#### Exercise objective:
Please write out the lines of the data exactly, beginning with the first and ending with the line containing "ctx.strokeRect(a.left, a.top, a.right"; leave the pictures behind.

#### Data block:
************

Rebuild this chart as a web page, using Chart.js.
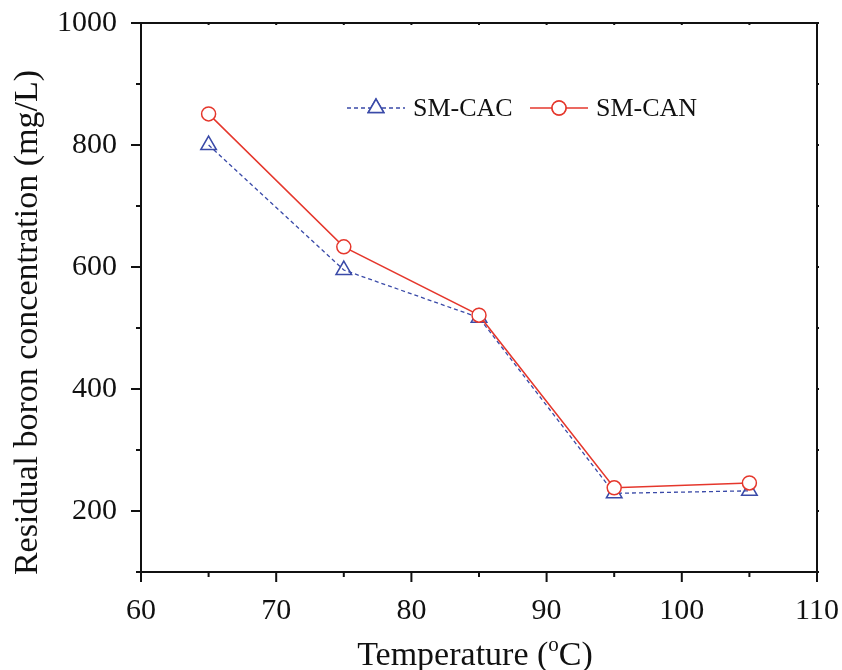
<!DOCTYPE html>
<html lang="en">
<head>
    <meta charset="UTF-8">
    <title>Residual boron vs temperature</title>
    <script src="https://cdn.jsdelivr.net/npm/chart.js"></script>
    <style>
        body {
            margin: 0;
            padding: 0;
            background-color: #ffffff;
        }
        #wrap {
            width: 842px;
            height: 670px;
        }
    </style>
</head>
<body>
    <div id="wrap"><canvas id="boron-chart" width="842" height="670"></canvas></div>

    <script>
        const temperatures = [65, 75, 85, 95, 105];
        const smCac = [800, 595, 517, 229, 233];
        const smCan = [851, 633, 521, 238, 246];
        const seriesNames = ['SM-CAC', 'SM-CAN'];
        const xTicks = [60, 70, 80, 90, 100, 110];
        const yTicks = [200, 400, 600, 800, 1000];

        const blue = '#3a4aa8';
        const red = '#e5372c';
        const serif = '"Liberation Serif", "Times New Roman", serif';

        // frame, ticks, axis titles and legend
        const framePlugin = {
            id: 'frame',
            afterDraw(chart) {
                const ctx = chart.ctx;
                const a = chart.chartArea;
                const xs = chart.scales.x;
                const ys = chart.scales.y;
                ctx.save();
                ctx.strokeStyle = '#111';
                ctx.lineWidth = 2;
                ctx.strokeRect(a.left, a.top, a.right - a.left, a.bottom - a.top);

                for (let v = 60; v <= 110; v += 5) {
                    const px = xs.getPixelForValue(v);
                    const len = v % 10 === 0 ? 10 : 5;
                    ctx.beginPath();
                    ctx.moveTo(px, a.bottom);
                    ctx.lineTo(px, a.bottom + len);
                    ctx.moveTo(px, a.top);
                    ctx.lineTo(px, a.top + 2);
                    ctx.stroke();
                }
                for (let v = 100; v <= 1000; v += 100) {
                    const py = ys.getPixelForValue(v);
                    const len = v % 200 === 0 ? 10 : 5;
                    ctx.beginPath();
                    ctx.moveTo(a.left, py);
                    ctx.lineTo(a.left - len, py);
                    ctx.moveTo(a.right, py);
                    ctx.lineTo(a.right + 2, py);
                    ctx.stroke();
                }

                // x title with superscript o
                ctx.fillStyle = '#111';
                ctx.textBaseline = 'alphabetic';
                const t1 = 'Temperature (';
                const t2 = 'C)';
                ctx.font = '34px ' + serif;
                const w1 = ctx.measureText(t1).width;
                const w2 = ctx.measureText(t2).width;
                ctx.font = '21px ' + serif;
                const wo = ctx.measureText('o').width;
                const total = w1 + wo + w2;
                const x0 = (a.left + a.right) / 2 - 4 - total / 2;
                const base = 665;
                ctx.textAlign = 'left';
                ctx.font = '34px ' + serif;
                ctx.fillText(t1, x0, base);
                ctx.font = '21px ' + serif;
                ctx.fillText('o', x0 + w1, base - 14);
                ctx.font = '34px ' + serif;
                ctx.fillText(t2, x0 + w1 + wo, base);

                // y title
                ctx.save();
                ctx.translate(37, (a.top + a.bottom) / 2 + 25);
                ctx.rotate(-Math.PI / 2);
                ctx.textAlign = 'center';
                ctx.font = '34px ' + serif;
                ctx.fillText('Residual boron concentration (mg/L)', 0, 0);
                ctx.restore();

                // legend
                const ly = 108;
                const items = [
                    { x: 347, color: blue, dash: [4, 3], style: 'triangle', name: seriesNames[0] },
                    { x: 530, color: red, dash: [], style: 'circle', name: seriesNames[1] }
                ];
                items.forEach(it => {
                    ctx.strokeStyle = it.color;
                    ctx.lineWidth = 1.3;
                    ctx.setLineDash(it.dash);
                    ctx.beginPath();
                    ctx.moveTo(it.x, ly);
                    ctx.lineTo(it.x + 58, ly);
                    ctx.stroke();
                    ctx.setLineDash([]);
                    ctx.lineWidth = 1.5;
                    ctx.fillStyle = '#fff';
                    Chart.helpers.drawPoint(ctx, { pointStyle: it.style, radius: it.style === 'circle' ? 7 : 9, borderWidth: 1.5 }, it.x + 29, ly);
                    ctx.fill();
                    ctx.stroke();
                    ctx.fillStyle = '#111';
                    ctx.font = '26px ' + serif;
                    ctx.textAlign = 'left';
                    ctx.textBaseline = 'middle';
                    ctx.fillText(it.name, it.x + 66, ly + 1);
                });
                ctx.restore();
            }
        };

        const boronChart = new Chart(document.getElementById('boron-chart').getContext('2d'), {
            type: 'line',
            data: {
                labels: temperatures,
                datasets: [{
                    label: seriesNames[0],
                    data: temperatures.map((t, i) => ({ x: t, y: smCac[i] })),
                    borderColor: blue,
                    borderWidth: 1.3,
                    borderDash: [4, 3],
                    pointStyle: 'triangle',
                    pointRadius: 9,
                    pointBorderWidth: 1.5,
                    pointBorderColor: blue,
                    pointBackgroundColor: 'rgba(255,255,255,0)',
                    order: 1
                }, {
                    label: seriesNames[1],
                    data: temperatures.map((t, i) => ({ x: t, y: smCan[i] })),
                    borderColor: red,
                    borderWidth: 1.5,
                    pointStyle: 'circle',
                    pointRadius: 7,
                    pointBorderWidth: 1.5,
                    pointBorderColor: red,
                    pointBackgroundColor: '#ffffff',
                    order: 0
                }]
            },
            options: {
                responsive: false,
                animation: false,
                layout: { padding: { left: 0, right: 25, top: 23, bottom: 0 } },
                plugins: {
                    legend: { display: false },
                    tooltip: { enabled: false }
                },
                scales: {
                    x: {
                        type: 'linear',
                        min: 60,
                        max: 110,
                        afterFit: s => {
                            s.height = 98;
                            s.paddingLeft = 0;
                            s.paddingRight = 0;
                        },
                        afterBuildTicks: s => { s.ticks = xTicks.map(v => ({ value: v })); },
                        grid: { display: false, drawTicks: false },
                        border: { display: false },
                        ticks: {
                            color: '#111',
                            padding: 21,
                            autoSkip: false,
                            maxRotation: 0,
                            callback: v => String(v),
                            font: { family: serif, size: 30 }
                        }
                    },
                    y: {
                        min: 100,
                        max: 1000,
                        afterFit: s => {
                            s.width = 141;
                            s.paddingTop = 0;
                            s.paddingBottom = 0;
                        },
                        afterBuildTicks: s => { s.ticks = yTicks.map(v => ({ value: v })); },
                        grid: { display: false, drawTicks: false },
                        border: { display: false },
                        ticks: {
                            color: '#111',
                            padding: 24,
                            callback: v => String(v),
                            font: { family: serif, size: 30 }
                        }
                    }
                }
            },
            plugins: [framePlugin]
        });
    </script>
</body>
</html>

************

#### Output of the task:
Rebuild this chart as a web page, using Chart.js.
<!DOCTYPE html>
<html lang="en">
<head>
    <meta charset="UTF-8">
    <title>Residual boron vs temperature</title>
    <script src="https://cdn.jsdelivr.net/npm/chart.js"></script>
    <style>
        body {
            margin: 0;
            padding: 0;
            background-color: #ffffff;
        }
        #wrap {
            width: 842px;
            height: 670px;
        }
    </style>
</head>
<body>
    <div id="wrap"><canvas id="boron-chart" width="842" height="670"></canvas></div>

    <script>
        const temperatures = [65, 75, 85, 95, 105];
        const smCac = [800, 595, 517, 229, 233];
        const smCan = [851, 633, 521, 238, 246];
        const seriesNames = ['SM-CAC', 'SM-CAN'];
        const xTicks = [60, 70, 80, 90, 100, 110];
        const yTicks = [200, 400, 600, 800, 1000];

        const blue = '#3a4aa8';
        const red = '#e5372c';
        const serif = '"Liberation Serif", "Times New Roman", serif';

        // frame, ticks, axis titles and legend
        const framePlugin = {
            id: 'frame',
            afterDraw(chart) {
                const ctx = chart.ctx;
                const a = chart.chartArea;
                const xs = chart.scales.x;
                const ys = chart.scales.y;
                ctx.save();
                ctx.strokeStyle = '#111';
                ctx.lineWidth = 2;
                ctx.strokeRect(a.left, a.top, a.right - a.left, a.bottom - a.top);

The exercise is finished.